__Given exercise__
Repeat every line exactly, keeping the pictures out of the copy.

>> START Dataset section

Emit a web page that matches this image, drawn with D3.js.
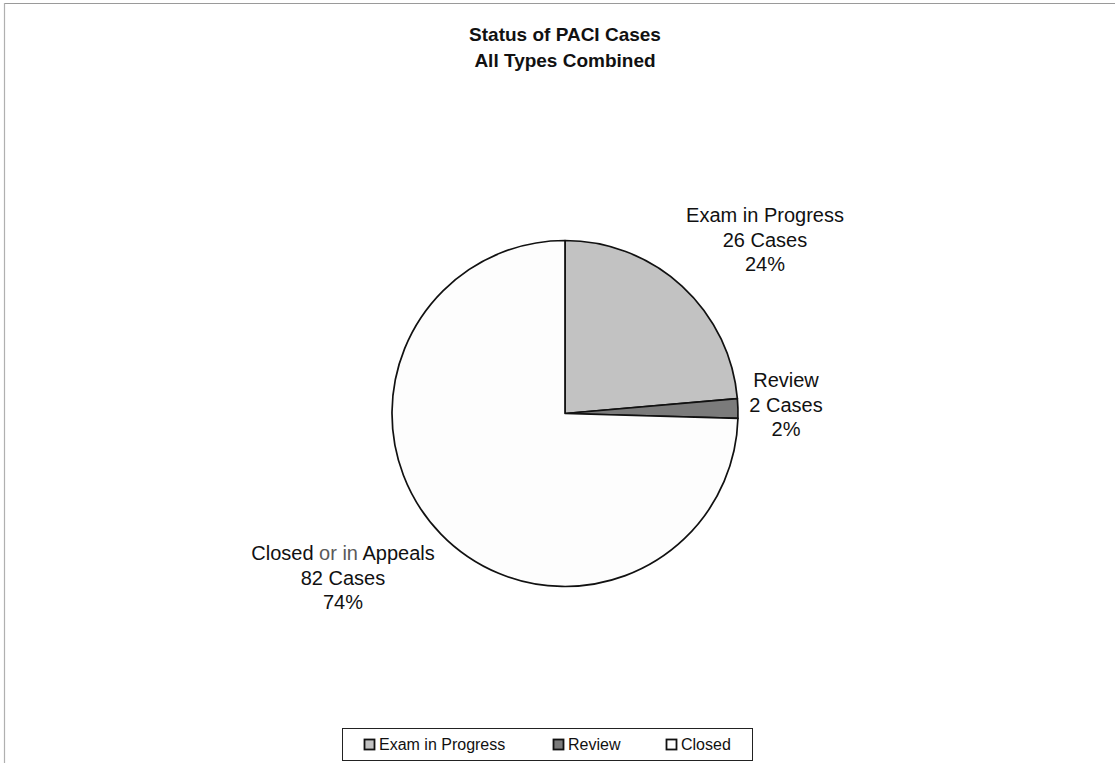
<!DOCTYPE html>
<html>
<head>
<meta charset="utf-8">
<script src="https://cdn.jsdelivr.net/npm/d3@7"></script>
<style>
  html, body { margin: 0; padding: 0; background: #ffffff; }
  svg { display: block; }
</style>
</head>
<body>
<svg id="chart" width="1115" height="763"></svg>
<script>
// Case status breakdown
const categories = ["Exam in Progress", "Review", "Closed"];
const labelNames = ["Exam in Progress", "Review", "Closed or in Appeals"];
const caseCounts = [26, 2, 82];
const percentLabels = ["24%", "2%", "74%"];
const sliceColors = ["#c2c2c2", "#7b7b7b", "#fdfdfd"];

const svg = d3.select("#chart");
const W = 1115, H = 763;
const font = "'Liberation Sans', Arial, sans-serif";

// chart frame (top and left edges)
svg.append("line").attr("x1", 4).attr("x2", W).attr("y1", 3.5).attr("y2", 3.5)
  .attr("stroke", "#9a9a9a").attr("stroke-width", 1.2);
svg.append("line").attr("x1", 4.5).attr("x2", 4.5).attr("y1", 3).attr("y2", H)
  .attr("stroke", "#b0b0b0").attr("stroke-width", 1.2);

// title
const title = svg.append("text").attr("text-anchor", "middle")
  .attr("font-family", font).attr("font-weight", "bold").attr("font-size", 19)
  .attr("fill", "#111");
title.append("tspan").attr("x", 565).attr("y", 41).text("Status of PACI Cases");
title.append("tspan").attr("x", 565).attr("y", 67).text("All Types Combined");

// pie
const cx = 565, cy = 413.5, R = 173;
const data = categories.map((c, i) => ({ name: c, value: caseCounts[i], color: sliceColors[i] }));
const pie = d3.pie().value(d => d.value).sort(null);
const arc = d3.arc().innerRadius(0).outerRadius(R);
const g = svg.append("g").attr("transform", `translate(${cx},${cy})`);
g.selectAll("path").data(pie(data)).join("path")
  .attr("d", arc)
  .attr("fill", d => d.data.color)
  .attr("stroke", "#111")
  .attr("stroke-width", 1.7)
  .attr("stroke-linejoin", "round");

// slice labels
const labelPos = [
  { x: 765, y: 222 },
  { x: 786, y: 387 },
  { x: 343, y: 560 }
];
const lineGap = 24.5;
labelNames.forEach((name, i) => {
  const t = svg.append("text").attr("text-anchor", "middle")
    .attr("font-family", font).attr("font-size", 20).attr("fill", "#111");
  const first = t.append("tspan").attr("x", labelPos[i].x).attr("y", labelPos[i].y);
  if (name === "Closed or in Appeals") {
    first.append("tspan").text("Closed ");
    first.append("tspan").attr("fill", "#5a5a5a").text("or in");
    first.append("tspan").text(" Appeals");
  } else {
    first.text(name);
  }
  t.append("tspan").attr("x", labelPos[i].x).attr("y", labelPos[i].y + lineGap)
    .text(caseCounts[i] + " Cases");
  t.append("tspan").attr("x", labelPos[i].x).attr("y", labelPos[i].y + 2 * lineGap)
    .text(percentLabels[i]);
});

// legend
const legend = svg.append("g");
legend.append("rect").attr("x", 342.5).attr("y", 728.5).attr("width", 410).attr("height", 32)
  .attr("fill", "#fff").attr("stroke", "#222").attr("stroke-width", 1);
const legendX = [364, 553, 666];
categories.forEach((c, i) => {
  legend.append("rect").attr("x", legendX[i] + 0.5).attr("y", 739.5)
    .attr("width", 10).attr("height", 10)
    .attr("fill", sliceColors[i]).attr("stroke", "#111").attr("stroke-width", 1.8);
  legend.append("text").attr("x", legendX[i] + 15).attr("y", 750)
    .attr("font-family", font).attr("font-size", 16).attr("fill", "#111")
    .text(c);
});
</script>
</body>
</html>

>> END Dataset section

__Reply__
Emit a web page that matches this image, drawn with D3.js.
<!DOCTYPE html>
<html>
<head>
<meta charset="utf-8">
<script src="https://cdn.jsdelivr.net/npm/d3@7"></script>
<style>
  html, body { margin: 0; padding: 0; background: #ffffff; }
  svg { display: block; }
</style>
</head>
<body>
<svg id="chart" width="1115" height="763"></svg>
<script>
// Case status breakdown
const categories = ["Exam in Progress", "Review", "Closed"];
const labelNames = ["Exam in Progress", "Review", "Closed or in Appeals"];
const caseCounts = [26, 2, 82];
const percentLabels = ["24%", "2%", "74%"];
const sliceColors = ["#c2c2c2", "#7b7b7b", "#fdfdfd"];

const svg = d3.select("#chart");
const W = 1115, H = 763;
const font = "'Liberation Sans', Arial, sans-serif";

// chart frame (top and left edges)
svg.append("line").attr("x1", 4).attr("x2", W).attr("y1", 3.5).attr("y2", 3.5)
  .attr("stroke", "#9a9a9a").attr("stroke-width", 1.2);
svg.append("line").attr("x1", 4.5).attr("x2", 4.5).attr("y1", 3).attr("y2", H)
  .attr("stroke", "#b0b0b0").attr("stroke-width", 1.2);

// title
const title = svg.append("text").attr("text-anchor", "middle")
  .attr("font-family", font).attr("font-weight", "bold").attr("font-size", 19)
  .attr("fill", "#111");
title.append("tspan").attr("x", 565).attr("y", 41).text("Status of PACI Cases");
title.append("tspan").attr("x", 565).attr("y", 67).text("All Types Combined");

// pie
const cx = 565, cy = 413.5, R = 173;
const data = categories.map((c, i) => ({ name: c, value: caseCounts[i], color: sliceColors[i] }));
const pie = d3.pie().value(d => d.value).sort(null);
const arc = d3.arc().innerRadius(0).outerRadius(R);
const g = svg.append("g").attr("transform", `translate(${cx},${cy})`);
g.selectAll("path").data(pie(data)).join("path")
  .attr("d", arc)
  .attr("fill", d => d.data.color)
  .attr("stroke", "#111")
  .attr("stroke-width", 1.7)
  .attr("stroke-linejoin", "round");

// slice labels
const labelPos = [
  { x: 765, y: 222 },
  { x: 786, y: 387 },
  { x: 343, y: 560 }
];
const lineGap = 24.5;
labelNames.forEach((name, i) => {
  const t = svg.append("text").attr("text-anchor", "middle")
    .attr("font-family", font).attr("font-size", 20).attr("fill", "#111");
  const first = t.append("tspan").attr("x", labelPos[i].x).attr("y", labelPos[i].y);
  if (name === "Closed or in Appeals") {
    first.append("tspan").text("Closed ");
    first.append("tspan").attr("fill", "#5a5a5a").text("or in");
    first.append("tspan").text(" Appeals");
  } else {
    first.text(name);
  }
  t.append("tspan").attr("x", labelPos[i].x).attr("y", labelPos[i].y + lineGap)
    .text(caseCounts[i] + " Cases");
  t.append("tspan").attr("x", labelPos[i].x).attr("y", labelPos[i].y + 2 * lineGap)
    .text(percentLabels[i]);
});

// legend
const legend = svg.append("g");
legend.append("rect").attr("x", 342.5).attr("y", 728.5).attr("width", 410).attr("height", 32)
  .attr("fill", "#fff").attr("stroke", "#222").attr("stroke-width", 1);
const legendX = [364, 553, 666];
categories.forEach((c, i) => {
  legend.append("rect").attr("x", legendX[i] + 0.5).attr("y", 739.5)
    .attr("width", 10).attr("height", 10)
    .attr("fill", sliceColors[i]).attr("stroke", "#111").attr("stroke-width", 1.8);
  legend.append("text").attr("x", legendX[i] + 15).attr("y", 750)
    .attr("font-family", font).attr("font-size", 16).attr("fill", "#111")
    .text(c);
});
</script>
</body>
</html>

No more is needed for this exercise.